Ficus responds to experiments if I keep them small and tidy. For stem cuttings, I take a healthy piece with a couple of nodes, let sap bead and dry briefly, then set the cutting into a well-draining mix or water with a clean vessel. Warmth, bright shade, and patience do most of the work. When roots appear thick and exploratory rather than threadlike and fragile, I pot gently and avoid overloving it for a week.

Air layering suits a larger plant I am ready to reshape. I make a shallow cut around a stem, dust with rooting hormone if I have it, wrap with moist sphagnum, and cover with plastic to hold humidity. Weeks later, firm white roots show through, and I cut below the new bundle to plant it as a self-possessed tree. These rituals return agency to both of us: the ficus chooses a new balance; I keep the room light.

Cultural Lore and Quiet Rituals

The genus carries stories older than most homes. Across South and Southeast Asia, the sacred fig is a companion to meditation and vows—a tree people sit beneath when they are ready to listen. That sense of shelter is easy to feel even indoors. I often drink tea near my ficus when the house is still; the room answers with a background confidence, as if roots and walls have agreed to share the task of holding me up.

Bringing lore into care is simple: treat the plant as a witness, not a prop. Dust the leaves, water without hurry, and keep a small cloth nearby for the drop of sap—respect is contagious. When someone visits, I catch them reaching to touch the leaf and I say yes, softly. The more we notice, the less we demand; the less we demand, the more the tree grows the way it wants to grow.

Mistakes and Fixes: Learn Faster, Grow Softer

Most of my worst ficus days came from good intentions delivered too quickly. I moved a pot across a room in one morning, drenched soil to make up for neglect, or trimmed hard during dormancy. Each error taught a slower kindness. If you recognize yourself here, take the fix and breathe; trees forgive when we change the habit, not just the moment.

Below are patterns I see often—and the gentle corrections that brought my trees back to center.

  • Overwatering by schedule, not by soil: Probe the top few centimeters; water only when it is dry to the touch. Flush thoroughly, then wait for the next true need.
  • Low light disguised as "bright room": Move within a couple of steps of a strong window or add sheer-curtained exposure; watch new leaves grow larger and internodes shorten.
  • Sudden relocation shock: Shift gradually over days, rotating the pot and adjusting curtains so the plant acclimates instead of protesting with a leaf storm.
  • Pruning with dull tools: Sharpen and disinfect; make clean cuts above nodes during active growth to avoid ragged wounds and sap stress.
  • Dry air that invites mites: Increase humidity with grouped plants, pebble trays, or a small humidifier; wipe leaves and monitor undersides weekly.

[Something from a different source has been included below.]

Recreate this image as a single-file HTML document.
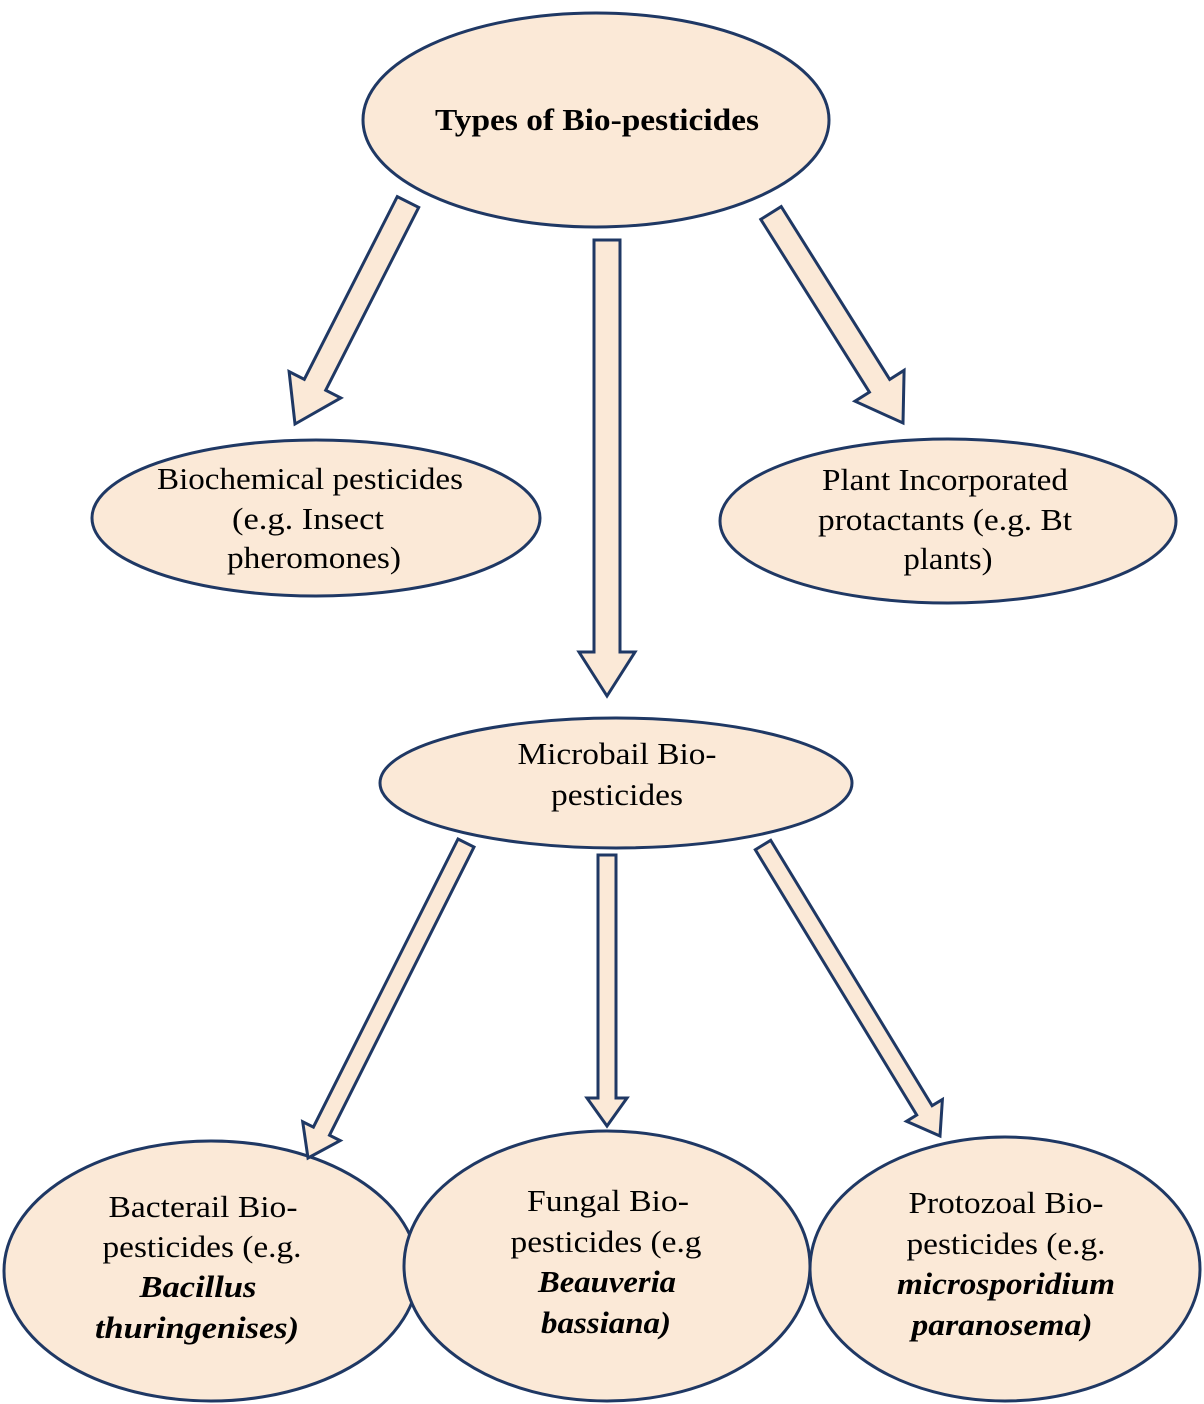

Mini-FAQ: Quick Answers for Busy Days

Why is my ficus dropping leaves after I brought it home? It is adjusting to new light and airflow. Stabilize the spot with bright, indirect light, water deeply but less often, and increase humidity. New growth will follow as the routine settles.

How do I know I am watering correctly? Lift the pot before and after watering to learn the weight difference, and check the top layer with your finger. Aim for deep waterings with full drainage rather than frequent sips.

Can I keep a fiddle-leaf fig in low light? It will survive poorly and complain loudly. Offer strong, filtered light or consider a sturdier species like elastica for dimmer rooms.

Is the white sap dangerous? The latex can irritate skin and eyes. Wear gloves if you are sensitive, keep sap away from pets and children, and wash hands after pruning.

Closing the Room: Quiet Green Company

What I love about ficus is not only the leaf gloss or the architectural line; it is the way the tree changes my pace. I dust a leaf and notice my breath. I water until the saucer fills, then wait and lift the pot to feel readiness the next time. Ordinary gestures become a steady liturgy of attention that keeps a room kinder to live in.

If you bring home a single ficus, let it be the one your light can love. Give it a mix that drains, a container that breathes, and time enough to learn your routine. In return, it will hold its shape in the corner and—without drama—make your home feel more like a place that listens back.